Magazine Article


Getting Past the Hype At PMA 2004

There's no doubt things are tough out there. There's more competition. More overhead. Lower margins. To make everything even more confusing, the most talked about imaging products don't always produce the best profits. Or as Camera Land's Joel Paymer put it in our pre-PMA issue: "It's always great to see the latest and greatest of products from the major manufacturers, but it's equally important to see the stuff in the back of the room that helps pay the rent."

To that end, along with our coverage in other parts of this issue of the latest digital cameras, the newest kiosks and minilabs, and some of the recent developments in the album and frame and home printing markets, we decided to assemble a guide to some of the "less sexy" products released at the show, namely, photo accessories. Included in this guide are everything from lenses and electronic flashes to photographic papers, tripods and film. Yes, film.

We even decided to hunt down what film cameras were released at the show and were pleasantly surprised to find a smattering of new models from such industry stalwarts as Canon, Fujifilm and the recently co-joined Konica Minolta.

Hopefully there's a nugget in all this that might help you and your store "pay the rent."

SLR Film Camera Debuts

Konica Minolta introduced two new film-based SLR cameras at PMA. The cameras-the Maxxum 70 and Maxxum 50.

The Maxxum 70 features a Wide Center-Cross 9-Point autofocusing sensor for increased focusing confidence, Multi-dimensional Predictive Focus Control for moving subjects, and Direct Manual Focus for fine-tuning focusing. Other features include: diopter adjustment, depth of field preview, and Minolta's ADI flash metering.

The Maxxum 50 features a Wide 3-Point autofocusing system, Predictive Focus Control, Full-Auto Program for no-fuss shooting, and Subject Program Selection. This camera also features Minolta's ADI flash metering.

Canon introduced two new advanced amateur 35mm SLR bodies-the EOS ELAN 7n and EOS ELAN 7ne. The new cameras replace the popular EOS ELAN 7 and 7e models (the ELAN 7ne model retaining the ELAN 7e's popular Eye Controlled Focus option).

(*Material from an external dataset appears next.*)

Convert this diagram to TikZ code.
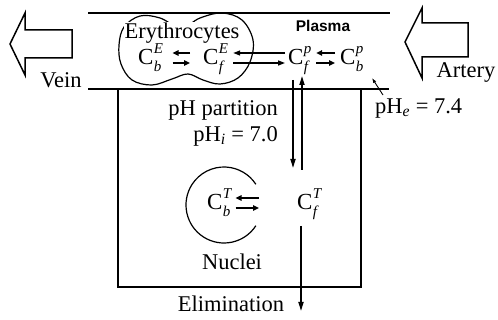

Features of the cameras include: 4 frames per second in One-Shot AF and manual focus, Canon's exclusive Whisper Drive film transport system, and the new E-TTL II flash metering system.

In addition to full compatibility with Canon's EF lenses and EX Speedlites, the new cameras are compatible with a wide range of EOS system accessories, including Battery Pack BP-300 as well as wired and wireless remote controllers, eyepiece accessories, and more. The cameras are available "body only" or in several kit configurations.

New Lenses

Nikon introduced it's latest addition to the line of DX lenses, specifically designed for the company's line of DSLRs. The AF-S DX 18-70mm f/3.5-4.5G IF-ED lens will be included as the standard zoom lens in the Nikon D70 DSLR camera outfit.

The DX Nikkor lens series includes:

  • AF-S DX Zoom-Nikkor 18-70mm f/3.5-4.5 IF-ED
  • AF-S DX Zoom-Nikkor 17-55mm f/2.8G IF-ED
  • AF-S DX Zoom-Nikkor 12-24mm f/4G IF-ED
  • AF DX Fisheye-Nikkor 10.5mm f/2.8G ED lens

When used with a Nikon digital SLR camera and Nikon Capture software, images shot with the AF DX Fisheye Nikkor 10.5mm lens can be transformed into ultra-wide-angle rectilinear images with a choice of 100 degrees and 130 degrees horizontal angles of view.

Sigma introduced its 80-400mm f/4.5-5.6 EX OS lens, an ultra-telephoto zoom that overcomes image blur caused by camera shake.

Sigma's OS (Optical Stabilizer) system detects camera shake by utilizing two sensors with two optical stabilizer modes compensate for image blurring. The lens features full-time manual focusing and a removable tripod collar. This lens is also equipped with a Zoom Lock Switch, which eliminates "zoom creep."

Olympus America introduced a compact, lightweight, large-aperture Zuiko Digital Specific 150mm lens for the E-1 System. The lens is scheduled to hit shelves this fall.